Having adopted him as a 6 year old mutt from the pound, Dave and I looked at each other quizzically when asked what he was like when he was groomed. No idea whatsoever.
We dropped him off and went about our day.
I generously let Dave (read: insisted) that he go pick up the dog alone, and when he returned, he thrust a stack of papers into my hands (this is a fairly common occurrence in my home; I get handed stacks of papers constantly. Seriously). Among the receipts and the invoices, I noticed something strange.
At first, I was convinced I’d accidentally gotten some of Ben’s paperwork in my pile. But upon closer inspection, I realized that no, no in fact, this was from the groomer. The groomer had painstakingly filled out A REPORT CARD FOR MY DOG. Who was, according to this report that I totally wish I’d saved to show The Internet, a “great boy” who “loved to give kisses.”

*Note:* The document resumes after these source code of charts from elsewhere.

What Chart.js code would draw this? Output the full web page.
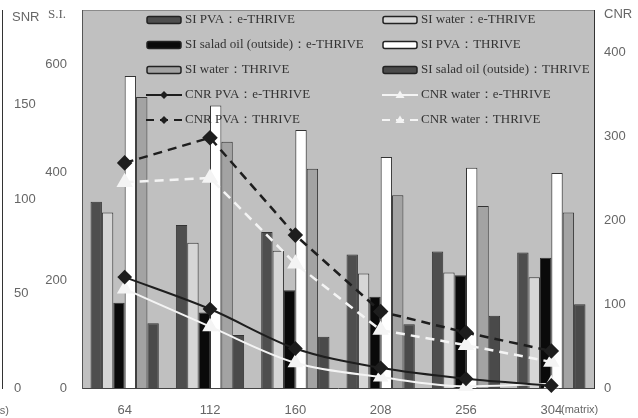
<!DOCTYPE html>
<html>
<head>
<meta charset="utf-8">
<script src="https://cdn.jsdelivr.net/npm/chart.js@4"></script>
<style>
  body { margin: 0; background: #fff; }
  #wrap { position: relative; width: 638px; height: 418px; }
  #legend { position: absolute; left: 0; top: 0; width: 638px; height: 418px; pointer-events: none; }
  .item { position: absolute; height: 16px; white-space: nowrap; }
  .item svg { position: absolute; left: 0; top: 0; }
  .item span { position: absolute; left: 39px; top: -1px; font: 13px "Liberation Serif", serif; color: #333; line-height: 16px; }
</style>
</head>
<body>
<div id="wrap">
  <canvas id="chart" width="638" height="418"></canvas>
  <div id="legend"></div>
</div>
<script>
// matrix size (x axis)
const categories = ['64', '112', '160', '208', '256', '304'];

// S.I. (left axis)
const siPvaE = [345, 302, 289, 247, 253, 251];
const siWaterE = [325, 269, 254, 212, 214, 205];
const siSaladE = [158, 140, 181, 169, 209, 241];
const siPvaT = [578, 523, 478, 428, 408, 398];
const siWaterT = [539, 456, 406, 357, 337, 325];
const siSaladT = [120, 98, 95, 118, 134, 155];

// CNR (right axis)
const cnrPvaE = [132, 94, 47, 24, 11, 3];
const cnrWaterE = [118, 73, 30, 13, 2, 5];
const cnrPvaT = [268, 298, 182, 91, 66, 44];
const cnrWaterT = [245, 250, 148, 69, 51, 31];

// tick labels
const siTicks = [0, 200, 400, 600];
const cnrTicks = [0, 100, 200, 300, 400];
const snrTicks = [0, 50, 100, 150];

const seriesNames = [
    'SI PVA：e-THRIVE', 'SI water：e-THRIVE',
    'SI salad oil (outside)：e-THRIVE', 'SI PVA：THRIVE',
    'SI water：THRIVE', 'SI salad oil (outside)：THRIVE',
    'CNR PVA：e-THRIVE', 'CNR water：e-THRIVE',
    'CNR PVA：THRIVE', 'CNR water：THRIVE'
];

const barColors = ['#4e4e4e', '#d6d6d6', '#0a0a0a', '#ffffff', '#a3a3a3', '#4a4a4a'];

function barSet(i, data) {
    return {
        type: 'bar',
        label: seriesNames[i],
        data: data,
        backgroundColor: barColors[i],
        borderColor: '#333',
        borderWidth: 1,
        yAxisID: 'y',
        order: 1,
        categoryPercentage: 0.8,
        barPercentage: 1.0
    };
}

function lineSet(i, data, color, dash, point, radius) {
    const ds = {
        type: 'line',
        label: seriesNames[i],
        data: data,
        borderColor: color,
        backgroundColor: color,
        borderWidth: dash.length ? 2.5 : 2,
        borderDash: dash,
        pointStyle: point,
        pointRadius: radius,
        pointBorderColor: color,
        pointBackgroundColor: color,
        tension: 0,
        yAxisID: 'y2',
        order: 0,
        clip: false
    };
    // the solid lines are smoothed in the original, the dashed ones are not
    if (!dash.length) ds.cubicInterpolationMode = 'monotone';
    return ds;
}

const datasets = [
    barSet(0, siPvaE),
    barSet(1, siWaterE),
    barSet(2, siSaladE),
    barSet(3, siPvaT),
    barSet(4, siWaterT),
    barSet(5, siSaladT),
    lineSet(6, cnrPvaE, '#1e1e1e', [], 'rectRot', 6),
    lineSet(7, cnrWaterE, '#f4f4f4', [], 'triangle', 7),
    lineSet(8, cnrPvaT, '#1e1e1e', [9, 6], 'rectRot', 6),
    lineSet(9, cnrWaterT, '#f4f4f4', [9, 6], 'triangle', 7)
];

const decor = {
    id: 'decor',
    beforeDraw(chart) {
        const a = chart.chartArea;
        const ctx = chart.ctx;
        ctx.save();
        ctx.fillStyle = '#c0c0c0';
        ctx.fillRect(a.left, a.top, a.right - a.left, a.bottom - a.top);
        ctx.strokeStyle = '#8a8a8a';
        ctx.lineWidth = 1;
        ctx.beginPath();
        ctx.moveTo(a.left, a.top + 0.5);
        ctx.lineTo(a.right, a.top + 0.5);
        ctx.stroke();
        ctx.restore();
    },
    afterDraw(chart) {
        const ctx = chart.ctx;
        ctx.save();
        ctx.fillStyle = '#666';
        ctx.textBaseline = 'middle';
        ctx.font = '13px "Liberation Sans"';
        ctx.textAlign = 'left';
        ctx.fillText('SNR', 12, 17);
        ctx.fillText('CNR', 604, 14);
        ctx.font = '13px "Liberation Serif"';
        ctx.fillText('S.I.', 48, 15);
        ctx.font = '11px "Liberation Sans"';
        ctx.fillText('(matrix)', 561, 410);
        ctx.textAlign = 'right';
        ctx.fillText('(s)', 9, 411);
        ctx.restore();
    }
};

Chart.defaults.font.family = '"Liberation Sans", sans-serif';
Chart.defaults.font.size = 13;
Chart.defaults.color = '#666';

// fixed axis sizes so the plot area lands at 82..594 x 10..388
function fixSize(w, h) {
    return s => {
        if (w !== null) s.width = w;
        if (h !== null) s.height = h;
        s.paddingTop = 0;
        s.paddingBottom = 0;
        s.paddingLeft = 0;
        s.paddingRight = 0;
    };
}

new Chart(document.getElementById('chart'), {
    data: { labels: categories, datasets: datasets },
    options: {
        responsive: false,
        animation: false,
        layout: { padding: { top: 10, left: 0, right: 0, bottom: 0 } },
        plugins: { legend: { display: false }, tooltip: { enabled: false } },
        scales: {
            x: {
                grid: { display: false, drawTicks: false },
                border: { display: true, color: '#444' },
                ticks: { padding: 15 },
                afterFit: fixSize(null, 30)
            },
            y: {
                position: 'left',
                weight: 0,
                min: 0,
                max: 700,
                grid: { display: false, drawTicks: false },
                border: { display: true, color: '#555' },
                ticks: { padding: 15 },
                afterBuildTicks: s => { s.ticks = siTicks.map(v => ({ value: v })); },
                afterFit: fixSize(80, null)
            },
            snr: {
                position: 'left',
                weight: 10,
                min: 0,
                max: 200,
                grid: { display: false, drawTicks: false },
                border: { display: true, color: '#333' },
                ticks: { mirror: true, padding: 12, crossAlign: 'near' },
                afterBuildTicks: s => { s.ticks = snrTicks.map(v => ({ value: v })); },
                afterFit: fixSize(2, null)
            },
            y2: {
                position: 'right',
                min: 0,
                max: 450,
                grid: { display: false, drawTicks: false },
                border: { display: true, color: '#333' },
                ticks: { padding: 10 },
                afterBuildTicks: s => { s.ticks = cnrTicks.map(v => ({ value: v })); },
                afterFit: fixSize(44, null)
            }
        }
    },
    plugins: [decor]
});

// legend drawn as html on top of the plot area, two columns row by row
function swatch(i) {
    const ds = datasets[i];
    if (ds.type === 'bar') {
        return `<rect x="1" y="4.5" width="34" height="7" rx="2" fill="${ds.backgroundColor}" stroke="#222" stroke-width="1.5"/>`;
    }
    const dash = ds.borderDash.length ? 'stroke-dasharray="8,6"' : '';
    let marker;
    if (ds.pointStyle === 'rectRot') {
        marker = `<polygon points="18,4 22,8 18,12 14,8" fill="${ds.borderColor}"/>`;
    } else {
        marker = `<polygon points="18,3.5 22.5,11 13.5,11" fill="${ds.borderColor}"/>`;
    }
    return `<line x1="0" y1="8" x2="36" y2="8" stroke="${ds.borderColor}" stroke-width="2" ${dash}/>` + marker;
}

const legend = document.getElementById('legend');
seriesNames.forEach((name, i) => {
    const col = i % 2;
    const row = Math.floor(i / 2);
    const item = document.createElement('div');
    item.className = 'item';
    item.style.left = (col ? 382 : 146) + 'px';
    item.style.top = (19.5 + 25.2 * row - 8) + 'px';
    item.innerHTML = `<svg width="37" height="16">${swatch(i)}</svg><span>${name}</span>`;
    legend.appendChild(item);
});
</script>
</body>
</html>
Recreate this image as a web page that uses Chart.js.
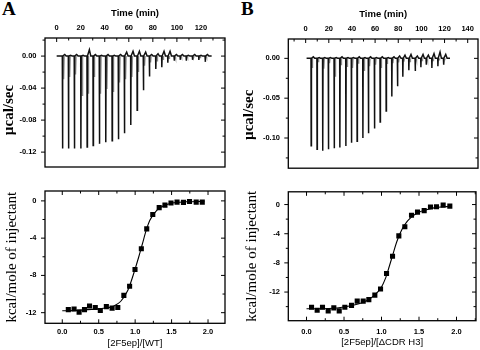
<!DOCTYPE html>
<html>
<head>
<meta charset="utf-8">
<script src="https://cdn.jsdelivr.net/npm/chart.js@4.4.1/dist/chart.umd.min.js"></script>
<style>
  body { margin: 0; background: #fff; }
  #wrap { position: relative; width: 480px; height: 350px; overflow: hidden; }
  canvas { position: absolute; }
  .letter { position: absolute; font: bold 19px 'Liberation Serif', serif; line-height: 19px; }
</style>
</head>
<body>
<div id="wrap">
  <div class="letter" style="left:2px;top:-1px">A</div>
  <div class="letter" style="left:241px;top:-1px">B</div>
  <canvas id="a-top" width="240" height="180" style="left:0;top:0"></canvas>
  <canvas id="a-bottom" width="240" height="172" style="left:0;top:178px"></canvas>
  <canvas id="b-top" width="240" height="181" style="left:240px;top:0"></canvas>
  <canvas id="b-bottom" width="240" height="171" style="left:240px;top:179px"></canvas>
</div>
<script>
/* global Chart */

// raw heat, panel A: injection times (min) and peak / tail / overshoot heights (ucal/sec)
const injTimeA = [4.7, 9.7, 14.6, 20.0, 25.2, 30.2, 35.4, 40.7, 46.0, 51.2, 56.2, 61.5, 66.8, 72.0, 77.0, 82.3, 87.3, 92.3, 97.6, 102.6, 107.6, 112.8, 118.1, 123.4]
const peakA = [-0.1154, -0.1154, -0.1154, -0.1154, -0.1136, -0.1116, -0.1097, -0.1078, -0.1059, -0.1039, -0.0964, -0.086, -0.0677, -0.0428, -0.0256, -0.016, -0.014, -0.0084, -0.0057, -0.0047, -0.0057, -0.0047, -0.0047, -0.0072]
const tailA = [-0.029, -0.026, -0.023, -0.049, -0.047, -0.026, -0.047, -0.041, -0.045, -0.033, -0.029, -0.026, -0.020, -0.012, -0.008, -0.006, -0.004, -0.003, -0.003, -0.002, -0.002, -0.002, -0.002, -0.002]
const overA = [0.002, 0.001, 0.002, 0.001, 0.008, 0.002, 0.001, 0.002, 0.001, 0.002, 0.005, 0.006, 0.006, 0.005, 0.002, 0.003, 0.006, 0.006, 0.002, 0.002, 0.001, 0.002, 0.001, 0.002]
const spanA = [0, 128.9]

// raw heat, panel B
const injTimeB = [4.6, 9.7, 14.6, 19.5, 24.5, 29.4, 34.6, 39.4, 44.3, 49.3, 54.1, 59.3, 64.2, 69.4, 74.3, 79.2, 83.8, 89.0, 94.5, 99.4, 104.0, 108.9, 114.1, 119.0]
const peakB = [-0.1096, -0.114, -0.116, -0.114, -0.113, -0.112, -0.110, -0.106, -0.104, -0.100, -0.094, -0.088, -0.080, -0.066, -0.048, -0.035, -0.023, -0.015, -0.016, -0.011, -0.008, -0.012, -0.010, -0.008]
const tailB = [-0.012, -0.004, -0.013, -0.006, -0.023, -0.008, -0.010, -0.012, -0.006, -0.015, -0.010, -0.008, -0.012, -0.007, -0.006, -0.005, -0.004, -0.004, -0.003, -0.003, -0.003, -0.003, -0.002, -0.002]
const overB = [0.002, 0.001, 0.001, 0.001, 0.001, 0.002, 0.001, 0.001, 0.002, 0.001, 0.002, 0.001, 0.002, 0.001, 0.002, 0.003, 0.004, 0.005, 0.003, 0.005, 0.004, 0.006, 0.008, 0.005]
const spanB = [0.8, 124.7]

// integrated heats (kcal/mole of injectant) vs molar ratio
const ratioA = [0.083, 0.162, 0.231, 0.305, 0.374, 0.453, 0.522, 0.605, 0.684, 0.762, 0.845, 0.924, 0.998, 1.085, 1.159, 1.242, 1.330, 1.409, 1.492, 1.575, 1.663, 1.746, 1.838, 1.921]
const heatA = [-11.67, -11.61, -11.94, -11.67, -11.28, -11.45, -11.77, -11.35, -11.51, -11.45, -10.14, -9.16, -7.36, -5.13, -3.01, -1.47, -0.72, -0.46, -0.23, -0.13, -0.16, -0.07, -0.13, -0.13]
const fitRatioA = [0, 0.2, 0.4, 0.6, 0.7, 0.8, 0.9, 1.0, 1.05, 1.1, 1.15, 1.2, 1.3, 1.4, 1.5, 1.7, 1.95]
const fitHeatA = [-11.8, -11.75, -11.65, -11.5, -11.3, -10.8, -9.6, -7.3, -6.0, -4.6, -3.2, -2.1, -1.0, -0.5, -0.25, -0.1, -0.05]

const ratioB = [0.067, 0.142, 0.213, 0.289, 0.364, 0.436, 0.511, 0.6, 0.676, 0.756, 0.831, 0.911, 0.987, 1.067, 1.147, 1.231, 1.311, 1.4, 1.48, 1.569, 1.653, 1.733, 1.822, 1.911]
const heatB = [-14.08, -14.5, -14.08, -14.58, -14.17, -14.58, -14.08, -13.83, -13.25, -13.25, -13.04, -12.42, -11.58, -9.46, -7.08, -4.29, -3.04, -1.46, -1.04, -0.83, -0.33, -0.29, -0.08, -0.21]
const fitRatioB = [0, 0.3, 0.5, 0.7, 0.8, 0.9, 1.0, 1.05, 1.1, 1.15, 1.2, 1.25, 1.3, 1.4, 1.5, 1.6, 1.7, 1.9]
const fitHeatB = [-14.3, -14.25, -14.05, -13.6, -13.2, -12.5, -11.3, -10.2, -8.6, -6.9, -5.2, -3.9, -2.9, -1.7, -1.05, -0.7, -0.45, -0.25]

// tick labels
const timeTicksA = [0, 20, 40, 60, 80, 100, 120]
const timeTicksB = [0, 20, 40, 60, 80, 100, 120, 140]
const rateTicksA = [-0.12, -0.08, -0.04, 0]
const rateTicksB = [-0.10, -0.05, 0]
const ratioTicks = [0, 0.5, 1, 1.5, 2]
const kcalTicks = [-12, -8, -4, 0]

const SANS = "'Liberation Sans', Arial, sans-serif"
const SERIF = "'Liberation Serif', 'Times New Roman', serif"

Chart.defaults.font.family = SANS
Chart.defaults.color = '#000'

function buildTrace (times, peaks, overs, span) {
  const pts = [{ x: span[0], y: 0 }]
  times.forEach((t, i) => {
    pts.push({ x: t, y: 0 }, { x: t + 0.15, y: peaks[i] }, { x: t + 0.4, y: 0 },
      { x: t + 2, y: overs[i] }, { x: t + 3.2, y: 0 })
  })
  pts.push({ x: span[1], y: 0 })
  return pts
}

function buildTails (times, tails) {
  const pts = []
  times.forEach((t, i) => {
    pts.push({ x: t + 0.9, y: 0 }, { x: t + 1.15, y: tails[i] }, { x: t + 1.6, y: 0 }, { x: t + 1.6, y: null })
  })
  return pts
}

function pairs (xs, ys) {
  return xs.map((x, i) => ({ x, y: ys[i] }))
}

// major + minor tick marks of a scale, [value, length]
function marks (scale) {
  const major = scale.ticks.map(t => t.value)
  const step = major[1] - major[0]
  const out = major.map(v => [v, 4])
  const minor = [major[0] - step / 2].concat(major.map(v => v + step / 2))
  minor.forEach(v => {
    if (v > scale.min && v < scale.max) out.push([v, 2.5])
  })
  return out
}

const frame = {
  id: 'frame',
  afterDraw (chart, args, opts) {
    const { ctx, chartArea: a, scales } = chart
    ctx.save()
    ctx.strokeStyle = '#000'
    ctx.lineWidth = 1.3
    ctx.strokeRect(a.left, a.top, a.right - a.left, a.bottom - a.top)
    ctx.lineWidth = 1
    ctx.beginPath()
    marks(scales.x).forEach(([v, len]) => {
      const px = scales.x.getPixelForValue(v)
      opts.xSides.forEach(side => {
        const y0 = side === 'top' ? a.top : a.bottom
        const dir = side === 'top' ? 1 : -1
        ctx.moveTo(px, y0)
        ctx.lineTo(px, y0 + dir * len)
      })
    })
    marks(scales.y).forEach(([v, len]) => {
      const py = scales.y.getPixelForValue(v)
      ctx.moveTo(a.left, py)
      ctx.lineTo(a.left - len, py)
      ctx.moveTo(a.right, py)
      ctx.lineTo(a.right - len, py)
    })
    ctx.stroke()
    ctx.restore()
  }
}

function makePanel (id, p) {
  return new Chart(document.getElementById(id), {
    type: 'scatter',
    data: { datasets: p.datasets },
    plugins: [frame],
    options: {
      responsive: false,
      animation: false,
      devicePixelRatio: 1,
      layout: { padding: p.padding },
      plugins: { legend: { display: false }, tooltip: { enabled: false }, frame: { xSides: p.xSides } },
      scales: {
        x: {
          type: 'linear',
          position: p.xPos,
          min: p.xRange[0],
          max: p.xRange[1],
          afterBuildTicks: s => { s.ticks = p.xTicks.map(value => ({ value })) },
          afterFit: s => { s.height = p.xHeight },
          grid: { display: false, drawTicks: false },
          border: { display: false },
          ticks: { font: { size: 7.5, weight: 'bold' }, padding: p.xPad, maxRotation: 0, autoSkip: false, callback: p.xFmt },
          title: { display: true, text: p.xTitle, font: p.xTitleFont, padding: p.xTitlePad }
        },
        y: {
          type: 'linear',
          min: p.yRange[0],
          max: p.yRange[1],
          afterBuildTicks: s => { s.ticks = p.yTicks.map(value => ({ value })) },
          afterFit: s => { s.width = p.yWidth },
          grid: { display: false, drawTicks: false },
          border: { display: false },
          ticks: { font: { size: 7.5, weight: 'bold' }, padding: p.yPad, autoSkip: false, callback: p.yFmt },
          title: { display: true, text: p.yTitle, font: p.yTitleFont, padding: p.yTitlePad }
        }
      }
    }
  })
}

function traceSets (times, peaks, tails, overs, span) {
  return [
    { data: buildTrace(times, peaks, overs, span), showLine: true, borderColor: '#111', borderWidth: 1.5, pointRadius: 0, tension: 0 },
    { data: buildTails(times, tails), showLine: true, borderColor: '#8a8a8a', borderWidth: 1.2, pointRadius: 0, spanGaps: false }
  ]
}

function isoSets (xs, ys, fx, fy) {
  return [
    { data: pairs(xs, ys), pointStyle: 'rect', pointRadius: 3.6, backgroundColor: '#000', borderColor: '#000', borderWidth: 0 },
    { data: pairs(fx, fy), showLine: true, borderColor: '#000', borderWidth: 1.1, pointRadius: 0, cubicInterpolationMode: 'monotone' }
  ]
}

const fmt2 = v => v.toFixed(2)
const fmt1 = v => v.toFixed(1)
const fmt0 = v => String(v)
const timeTitleFont = { size: 9.5, weight: 'bold', family: SANS }
const rateTitleFont = { size: 15, weight: 'bold', family: SERIF }
const kcalTitleFont = { size: 15, family: SERIF }
const ratioTitleFont = { size: 9.5, family: SANS }

makePanel('a-top', {
  datasets: traceSets(injTimeA, peakA, tailA, overA, spanA),
  padding: { left: 0, right: 15, top: 0, bottom: 1.5 },
  xPos: 'top', xSides: ['top'], xRange: [-9.7, 140], xTicks: timeTicksA, xHeight: 38, xPad: 5.5, xFmt: fmt0,
  xTitle: 'Time (min)', xTitleFont: timeTitleFont, xTitlePad: { top: 7.6, bottom: 0 },
  yRange: [-0.1386, 0.0226], yTicks: rateTicksA, yWidth: 45, yPad: 8.5, yFmt: fmt2,
  yTitle: 'µcal/sec\u00a0\u00a0\u00a0\u00a0', yTitleFont: rateTitleFont, yTitlePad: { top: 0, bottom: 0 }
})

makePanel('a-bottom', {
  datasets: isoSets(ratioA, heatA, fitRatioA, fitHeatA),
  padding: { left: 0, right: 15, top: 0.5, bottom: 0 },
  xPos: 'bottom', xSides: ['top', 'bottom'], xRange: [-0.237, 2.233], xTicks: ratioTicks, xHeight: 26.7, xPad: 3.9, xFmt: fmt1,
  xTitle: '[2F5ep]/[WT]', xTitleFont: ratioTitleFont, xTitlePad: { top: 0, bottom: 1.3 },
  yRange: [-13.14, 1.06], yTicks: kcalTicks, yWidth: 45, yPad: 8.5, yFmt: fmt0,
  yTitle: 'kcal/mole of injectant', yTitleFont: kcalTitleFont, yTitlePad: { top: 3.5, bottom: 0 }
})

makePanel('b-top', {
  datasets: traceSets(injTimeB, peakB, tailB, overB, spanB),
  padding: { left: 0, right: 2, top: 0, bottom: 1.7 },
  xPos: 'top', xSides: ['top'], xRange: [-15.0, 148.9], xTicks: timeTicksB, xHeight: 39, xPad: 5.2, xFmt: fmt0,
  xTitle: 'Time (min)', xTitleFont: timeTitleFont, xTitlePad: { top: 8.3, bottom: 0 },
  yRange: [-0.1379, 0.0243], yTicks: rateTicksB, yWidth: 48.3, yPad: 8.3, yFmt: fmt2,
  yTitle: 'µcal/sec\u00a0\u00a0\u00a0\u00a0\u00a0\u00a0', yTitleFont: rateTitleFont, yTitlePad: { top: 0, bottom: 0 }
})

makePanel('b-bottom', {
  datasets: isoSets(ratioB, heatB, fitRatioB, fitHeatB),
  padding: { left: 0, right: 2, top: 0.3, bottom: 0 },
  xPos: 'bottom', xSides: ['top', 'bottom'], xRange: [-0.243, 2.26], xTicks: ratioTicks, xHeight: 29.3, xPad: 6.5, xFmt: fmt1,
  xTitle: '[2F5ep]/[ΔCDR H3]', xTitleFont: ratioTitleFont, xTitlePad: { top: 0, bottom: 1.6 },
  yRange: [-15.93, 1.75], yTicks: kcalTicks, yWidth: 48.3, yPad: 8.3, yFmt: fmt0,
  yTitle: 'kcal/mole of injectant', yTitleFont: kcalTitleFont, yTitlePad: { top: 3.5, bottom: 0 }
})
</script>
</body>
</html>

I, being his owner, knew these things to be true and immediately felt sorry that the groomer had been required by his employer to fill this out. I mean, I don’t get daily report cards from BEN, who is in real SCHOOL.
But then I felt guilty laughing at the whole notion of an A++ doggie report card. Because I knew full well that if people hadn’t WANTED to know how their dog had behaved while out of their care, it wouldn’t exist.
(as a total aside, I would, of course, WANT to know if my dog had behaved badly. Biting, snarling, being a general asshole are things I WOULD have wanted to know, had this been the case)
Then, upon wandering around the pet store with my freshly cleaned, non-stinky, bandana-ed dog, several days later I realized why I’d been feeling so inadequate. While I was obviously a frequenter of the pet store, I’d been buying a stock supply of the bare necessities for my beasties and nothing more.
While my cats had proper food, it wasn’t the top of the line (read: $100 a bag), nor did they have any amount of themed toys or festive collars. I didn’t even own a jaunty cat carrier! Mine was a boring beige plastic!
My dogs had collars, of course, but not leather, or designer in the slightest. Cash had a Purple one, Auggie had a blue one. Neither had any embellishments or accessories attached. Hell, their leashes didn’t even match the collars! And forget about expensive soaps or treatments for my doggie’s sensitive skin! I had nothing of the sort. Nor did even my mini pooch have any clothes to wear! He was NAKED for all the world to see! AUGGIE’S WEENIS, EXPOSED TO THE WORLD!
My gecko did have a mini-Statue of Liberty in his cage, something I found particularly hilarious, but he seemed to ignore that in favor of the fake hunk of wood that he could hide behind. And forget about any real cage amenities for Robes Pierre (may he rest in peace), no, I used regular lizard sand.
No, I walked out of that store, having my eyes opened for the first time as to how much further I could push my animal obsession. And how much further other people did do so regularly. And with gusto.
It didn’t seem to matter to my guilt-ridden head how much MORE I did for animals that weren’t even my own. No matter how many cats I fostered only to find good homes for, no matter how many animals I adopted rather than purchased, no matter how many piles of puke I cleaned up only to find another three feet away, it would never compare to what I could do.
I sighed deeply and reminded myself that even though I can’t boast a designer animal, at least I don’t have SUCKER written on my forehead.
Besides, I don’t even buy fancy shampoo for myself.